Jon Sopel, The Independent
Everyone loves a good political whodunnit. But in Washington this week they’re playing a slight variant of that game; it’s a why-she-dunnit. The who is Susie Wiles, Donald Trump’s fearsome, efficient, no-nonsense chief of staff. The why is why did she sit down for a whole series of on-the-record interviews with Vanity Fair to give her unvarnished views on the characters of the administration and the way policies were being implemented? It’s a mystery.
One of the reasons why this second Trump administration has been so successful — compared to the first — is largely down to her. She is the dealmaker extraordinaire behind the scenes. The president has even called her Susie Trump — and what bigger compliment could she be paid than that? This from the man who loves his surname so much it attaches to hotels, golf courses, and soon to the iconic arts centre in DC, the Kennedy Centre — which is apparently set to become the Trump Kennedy Centre.
It’s not just that she keeps the competing egos around Trump in check. She’s even able to tell Trump to rein it in. This week the president gave a televised address to the nation about America’s struggles with the cost of living. Sure, bits of it sounded like one of his rally speeches. But he stuck to the autocue script. He didn’t ad lib. He didn’t veer from the message. She had told him firmly he had to stick to the words in front of him, and he couldn’t go over 20 minutes. He stuck to time; he did exactly as he was told.
For all the noise and clatter there still is, this is a much more disciplined operation that the first term. And Susie Wiles is rightly being accredited with delivering that.
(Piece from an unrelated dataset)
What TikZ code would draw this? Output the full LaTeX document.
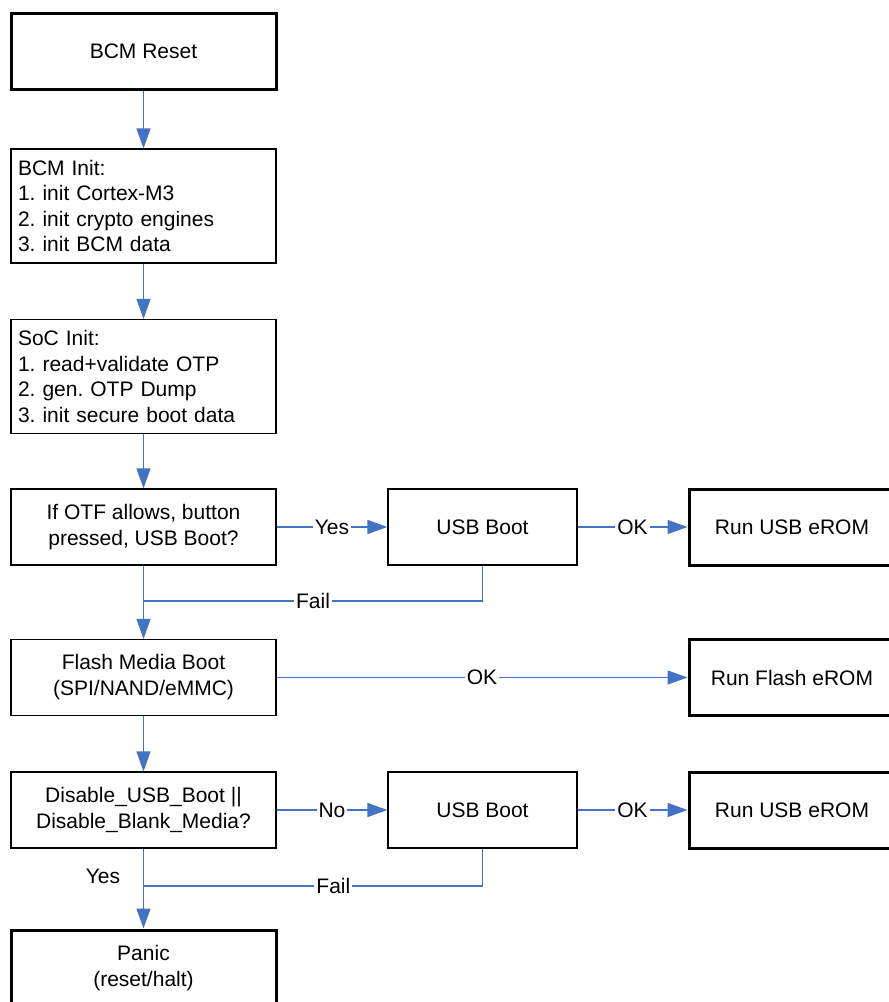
\documentclass[tikz,border=0pt]{standalone}
\usepackage{fontspec}
\setmainfont{Liberation Sans}
\usetikzlibrary{arrows.meta}
\definecolor{flow}{RGB}{68,114,196}
\frenchspacing
\begin{document}
\begin{tikzpicture}[x=1pt,y=-1pt,
  every node/.style={font=\fontsize{21}{26}\selectfont},
  box/.style={draw, line width=1.2pt, minimum width=265pt, minimum height=76pt, align=center, inner sep=0pt},
  heavy/.style={box, line width=3pt},
  listbox/.style={box, minimum height=114pt, align=left, text width=251pt, font=\fontsize{21}{25.5}\selectfont},
  sidebox/.style={box, minimum width=189pt},
  endbox/.style={heavy, minimum width=206pt},
  link/.style={draw=flow, line width=1.3pt},
  arr/.style={link, -{Triangle[length=20pt,width=14pt]}},
  lab/.style={fill=white, inner sep=2pt}]
\useasboundingbox (0,0) rectangle (889,1002);
\clip (0,0) rectangle (889,1002);

% main column
\node[heavy] (reset) at (143.5,51) {BCM Reset};
\node[listbox] (bcm) at (143.5,206) {BCM Init:\\1. init Cortex-M3\\2. init crypto engines\\3. init BCM data};
\node[listbox] (soc) at (143.5,376.5) {SoC Init:\\1. read+validate OTP\\2. gen. OTP Dump\\3. init secure boot data};
\node[box] (otf) at (143.5,527) {If OTF allows, button\\pressed, USB Boot?};
\node[box] (flash) at (143.5,677.5) {Flash Media Boot\\(SPI/NAND/eMMC)};
\node[box] (dis) at (143.5,810) {Disable\_USB\_Boot ||\\Disable\_Blank\_Media?};
\node[heavy] (panic) at (143.5,968) {Panic\\(reset/halt)};

% side branches
\node[sidebox] (usb1) at (482.5,527) {USB Boot};
\node[endbox] (run1) at (792,527) {Run USB eROM};
\node[endbox] (run2) at (792,677.5) {Run Flash eROM};
\node[sidebox] (usb2) at (482.5,810) {USB Boot};
\node[endbox] (run3) at (792,810) {Run USB eROM};

% junctions where failed USB boots rejoin
\coordinate (j1) at (143.5,601);
\coordinate (j2) at (143.5,886);

% connectors
\draw[arr] (reset) -- (bcm);
\draw[arr] (bcm) -- (soc);
\draw[arr] (soc) -- (otf);
\draw[arr] (otf) -- node[lab]{Yes} (usb1);
\draw[arr] (usb1) -- node[lab]{OK} (run1);
\draw[arr] (otf) -- (flash);
\draw[link] (usb1.south) |- node[lab, pos=0.75]{Fail} (j1);
\draw[arr] (flash) -- node[lab]{OK} (run2);
\draw[arr] (flash) -- (dis);
\draw[arr] (dis) -- node[lab]{No} (usb2);
\draw[arr] (usb2) -- node[lab]{OK} (run3);
\draw[arr] (dis) -- (panic);
\draw[link] (usb2.south) |- node[lab, pos=0.72]{Fail} (j2);
\node (yes) at (103,876) {Yes};
\end{tikzpicture}
\end{document}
But the one law of political survival in the Trump jungle is the unquestioning acceptance that he is king, and if there is one person upon whom all the sunlight and media attention must shine, it is him. Never, ever start generating your own headlines, but that is exactly what Susie Wiles has done.
So let’s go back to our question: why? The person interviewing her from Vanity Fair was Chris Whipple. He is not some rookie reporter. He is an author and has long been a chronicler of the role of the chief of staff, that near impossible 24/7 job. And he has spoken to plenty of former chiefs in his time. There’s nothing unusual in that. What is extraordinary is to give those interviews — 11 of them! — while you are still in post, and not on “deep background” but on the record.
In her telling, Trump (who is teetotal) “has an alcoholic’s personality” with a taste for vengeance; JD Vance has been a conspiracy theorist for a decade; Russell Vought, a key figure in the administration and who was behind the blueprint of the second term with Project 2025, is a “right-wing absolute zealot”.
On policy, she makes clear that she counselled Trump against pardoning the most violent rioters from January 6; he ignored her. She disagreed with Elon Musk’s chainsawing of USAID — and she has some choice observations about him and his drug habit. She reckons Pam Bondi, the attorney general, has s*****d up the handing of the Epstein files. And that Trump’s imposition of tariffs had been more painful than she had anticipated.
This is not what you expect from a serving chief of staff. What she’s said out loud is what you normally whisper quietly in the president’s ear. JD Vance gave a somewhat ambiguous response to the interview. He said he’d never seen Wiles ever be disloyal to the president. But was that a sentence that ended there or is it left hanging, with the words “until now” missing? I suspect he wanted it to be double-edged. For the moment there is no talk of Trump disposing of her. She is too valuable to him. But there will be some knives out for her now, and the air of infallibility around her will have gone.